# Task prompt
Write out the listing below exactly, and omit any images you find in it.

# Raw data
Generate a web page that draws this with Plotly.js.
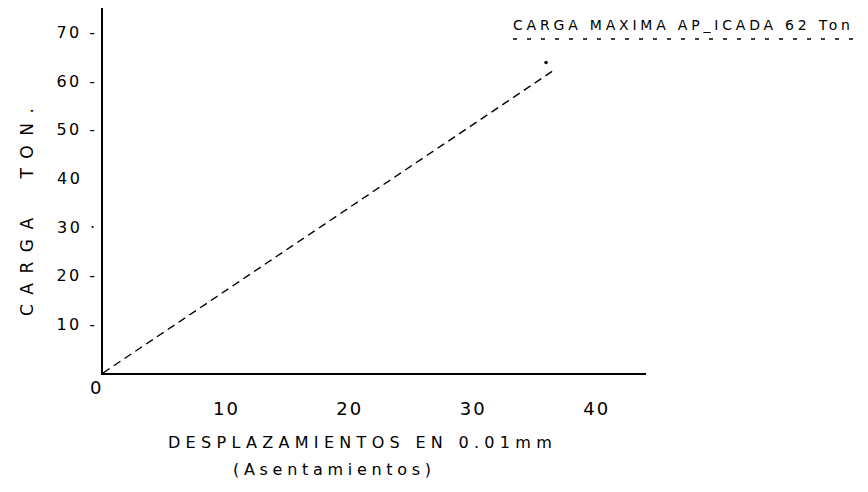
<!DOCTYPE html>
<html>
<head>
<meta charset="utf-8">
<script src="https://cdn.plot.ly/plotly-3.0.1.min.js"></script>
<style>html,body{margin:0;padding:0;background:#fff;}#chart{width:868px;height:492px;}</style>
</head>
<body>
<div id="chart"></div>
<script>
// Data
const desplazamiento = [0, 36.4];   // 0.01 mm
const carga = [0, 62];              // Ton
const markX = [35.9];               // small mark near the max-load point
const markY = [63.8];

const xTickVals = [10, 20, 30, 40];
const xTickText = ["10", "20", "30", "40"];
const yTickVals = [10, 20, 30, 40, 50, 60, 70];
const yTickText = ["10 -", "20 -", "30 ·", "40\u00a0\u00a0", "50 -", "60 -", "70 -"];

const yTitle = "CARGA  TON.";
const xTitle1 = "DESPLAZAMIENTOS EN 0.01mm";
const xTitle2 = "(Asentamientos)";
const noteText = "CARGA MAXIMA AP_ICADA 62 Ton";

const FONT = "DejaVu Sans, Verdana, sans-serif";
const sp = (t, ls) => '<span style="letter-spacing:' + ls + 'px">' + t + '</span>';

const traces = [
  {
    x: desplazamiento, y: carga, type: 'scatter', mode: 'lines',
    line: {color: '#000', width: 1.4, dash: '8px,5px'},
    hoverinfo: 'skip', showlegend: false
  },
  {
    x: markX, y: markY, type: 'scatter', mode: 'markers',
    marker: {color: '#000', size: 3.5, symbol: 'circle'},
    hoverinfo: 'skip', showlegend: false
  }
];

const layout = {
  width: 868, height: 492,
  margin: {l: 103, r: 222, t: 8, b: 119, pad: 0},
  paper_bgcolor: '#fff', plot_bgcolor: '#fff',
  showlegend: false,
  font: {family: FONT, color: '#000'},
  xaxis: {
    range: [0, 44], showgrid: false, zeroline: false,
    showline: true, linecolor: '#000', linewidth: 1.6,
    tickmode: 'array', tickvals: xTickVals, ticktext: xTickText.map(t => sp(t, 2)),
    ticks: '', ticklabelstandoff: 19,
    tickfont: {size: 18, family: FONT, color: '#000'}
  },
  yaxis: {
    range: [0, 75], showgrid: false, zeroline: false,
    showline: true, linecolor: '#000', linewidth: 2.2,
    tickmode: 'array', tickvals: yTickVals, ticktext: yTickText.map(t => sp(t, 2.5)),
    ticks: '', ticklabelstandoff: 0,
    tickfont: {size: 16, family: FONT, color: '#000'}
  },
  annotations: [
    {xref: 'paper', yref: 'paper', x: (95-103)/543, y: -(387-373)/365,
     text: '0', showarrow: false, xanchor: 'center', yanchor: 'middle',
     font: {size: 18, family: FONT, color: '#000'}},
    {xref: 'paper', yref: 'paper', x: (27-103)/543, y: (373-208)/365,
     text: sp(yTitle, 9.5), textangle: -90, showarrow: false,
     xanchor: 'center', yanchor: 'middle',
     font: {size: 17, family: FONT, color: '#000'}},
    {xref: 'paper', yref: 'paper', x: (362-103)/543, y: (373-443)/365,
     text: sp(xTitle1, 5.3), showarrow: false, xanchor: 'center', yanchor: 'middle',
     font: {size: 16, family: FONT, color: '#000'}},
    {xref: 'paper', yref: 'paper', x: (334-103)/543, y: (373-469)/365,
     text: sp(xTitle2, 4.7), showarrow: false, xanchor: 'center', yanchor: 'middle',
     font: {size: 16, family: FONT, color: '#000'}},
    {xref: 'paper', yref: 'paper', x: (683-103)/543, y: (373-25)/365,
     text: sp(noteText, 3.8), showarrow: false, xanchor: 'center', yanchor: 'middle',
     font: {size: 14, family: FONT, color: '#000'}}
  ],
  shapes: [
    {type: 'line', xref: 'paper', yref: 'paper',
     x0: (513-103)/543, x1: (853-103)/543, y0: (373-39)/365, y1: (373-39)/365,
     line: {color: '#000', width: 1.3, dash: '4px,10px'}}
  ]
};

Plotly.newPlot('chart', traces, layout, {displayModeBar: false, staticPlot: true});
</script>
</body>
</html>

# Exercise output
Generate a web page that draws this with Plotly.js.
<!DOCTYPE html>
<html>
<head>
<meta charset="utf-8">
<script src="https://cdn.plot.ly/plotly-3.0.1.min.js"></script>
<style>html,body{margin:0;padding:0;background:#fff;}#chart{width:868px;height:492px;}</style>
</head>
<body>
<div id="chart"></div>
<script>
// Data
const desplazamiento = [0, 36.4];   // 0.01 mm
const carga = [0, 62];              // Ton
const markX = [35.9];               // small mark near the max-load point
const markY = [63.8];

const xTickVals = [10, 20, 30, 40];
const xTickText = ["10", "20", "30", "40"];
const yTickVals = [10, 20, 30, 40, 50, 60, 70];
const yTickText = ["10 -", "20 -", "30 ·", "40\u00a0\u00a0", "50 -", "60 -", "70 -"];

const yTitle = "CARGA  TON.";
const xTitle1 = "DESPLAZAMIENTOS EN 0.01mm";
const xTitle2 = "(Asentamientos)";
const noteText = "CARGA MAXIMA AP_ICADA 62 Ton";

const FONT = "DejaVu Sans, Verdana, sans-serif";
const sp = (t, ls) => '<span style="letter-spacing:' + ls + 'px">' + t + '</span>';

const traces = [
  {
    x: desplazamiento, y: carga, type: 'scatter', mode: 'lines',
    line: {color: '#000', width: 1.4, dash: '8px,5px'},
    hoverinfo: 'skip', showlegend: false
  },
  {
    x: markX, y: markY, type: 'scatter', mode: 'markers',
    marker: {color: '#000', size: 3.5, symbol: 'circle'},
    hoverinfo: 'skip', showlegend: false
  }
];

const layout = {
  width: 868, height: 492,
  margin: {l: 103, r: 222, t: 8, b: 119, pad: 0},
  paper_bgcolor: '#fff', plot_bgcolor: '#fff',
  showlegend: false,
  font: {family: FONT, color: '#000'},
  xaxis: {
    range: [0, 44], showgrid: false, zeroline: false,
    showline: true, linecolor: '#000', linewidth: 1.6,
    tickmode: 'array', tickvals: xTickVals, ticktext: xTickText.map(t => sp(t, 2)),
    ticks: '', ticklabelstandoff: 19,
    tickfont: {size: 18, family: FONT, color: '#000'}
  },
  yaxis: {
    range: [0, 75], showgrid: false, zeroline: false,
    showline: true, linecolor: '#000', linewidth: 2.2,
    tickmode: 'array', tickvals: yTickVals, ticktext: yTickText.map(t => sp(t, 2.5)),
    ticks: '', ticklabelstandoff: 0,
    tickfont: {size: 16, family: FONT, color: '#000'}
  },
  annotations: [
    {xref: 'paper', yref: 'paper', x: (95-103)/543, y: -(387-373)/365,
     text: '0', showarrow: false, xanchor: 'center', yanchor: 'middle',
     font: {size: 18, family: FONT, color: '#000'}},
    {xref: 'paper', yref: 'paper', x: (27-103)/543, y: (373-208)/365,
     text: sp(yTitle, 9.5), textangle: -90, showarrow: false,
     xanchor: 'center', yanchor: 'middle',
     font: {size: 17, family: FONT, color: '#000'}},
    {xref: 'paper', yref: 'paper', x: (362-103)/543, y: (373-443)/365,
     text: sp(xTitle1, 5.3), showarrow: false, xanchor: 'center', yanchor: 'middle',
     font: {size: 16, family: FONT, color: '#000'}},
    {xref: 'paper', yref: 'paper', x: (334-103)/543, y: (373-469)/365,
     text: sp(xTitle2, 4.7), showarrow: false, xanchor: 'center', yanchor: 'middle',
     font: {size: 16, family: FONT, color: '#000'}},
    {xref: 'paper', yref: 'paper', x: (683-103)/543, y: (373-25)/365,
     text: sp(noteText, 3.8), showarrow: false, xanchor: 'center', yanchor: 'middle',
     font: {size: 14, family: FONT, color: '#000'}}
  ],
  shapes: [
    {type: 'line', xref: 'paper', yref: 'paper',
     x0: (513-103)/543, x1: (853-103)/543, y0: (373-39)/365, y1: (373-39)/365,
     line: {color: '#000', width: 1.3, dash: '4px,10px'}}
  ]
};

Plotly.newPlot('chart', traces, layout, {displayModeBar: false, staticPlot: true});
</script>
</body>
</html>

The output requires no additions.